平口幸枝:最後の“メッセージ”




窓近くのピンクのばらが
のき高く咲き
美しくせっかく咲いたのに
どうしてスケッチしてくれないの
と云っているようだ
ゴメンゴメン
明日こそ朝早くから
スケッチしようと思ふことは
気持ときめかして
云ってみるのだけれど
どうなることか
美しく咲いてくれた
ピンクのばらさん
ごめんネ
明日は元気になろう!!


(幸枝ノート 2002.6.1)
解 題


2002年1月15日以降の在宅療養中、心筋梗塞の治療薬の影響もあってか、創作意欲をすっかりなくしていたのだが、暖かい季節に向うにつれ、介護の効果も徐々にあがってきた。
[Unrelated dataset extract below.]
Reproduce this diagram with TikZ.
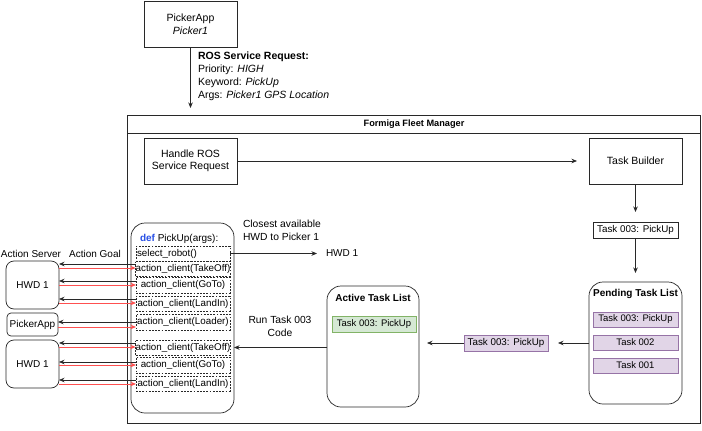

6月に入って、介護ヘルパーが庭のバラを一枝とって卓上の花瓶にいけたところ、これを勢いよくスケッチし始めた。これはよい兆候と喜んだ二男がユリの花をいけるとこれもすぐにスケッチ、長女がいけたドクダミの花もスケッチ、それではとさらに二男が追加したストケシアやアジサイ、いただき物のサクランボもたちどころにスケッチ、それらを組み合わせた絵も描き、みるみるうちにスケッチブックは花々でうめられて二冊を数えるまでになった。

母は便をしたくなってトイレに行っても出ないということが度々あったので、元気が出てきた頃を見計らって、日頃お世話になっている病院と同じ系列の別病院に検査入院することになった。朝方、同居の二男(私)が病院まで付き添い、若い感じのよい女性看護師に事情をよく説明してから出勤した。午後、病院に様子を見に行った姉から電話があり、母が急性肺炎になって大変な状況だとのことなので、驚いて病院に車で駆けつけた。大腸の検査だけすればよいのに、検査担当の医師が何を勘違いしたのか最初に胃カメラ検査をしようとし、これがうまくいかず、母が検査薬を誤飲して肺炎になったというわけである。この医療過失が原因で、母は1ヶ月近く苦しい闘病生活を余儀なくされ、7月31日に亡くなってしまった。看護師だけでなく、検査を担当する医師に直接会って話をしておけば、こういう医療過失は起きなかっただろう。いまだに悔やまれてならない。

このバラの木は、つつじが丘から小将町の一角に移植され、毎年元気に花をつけている。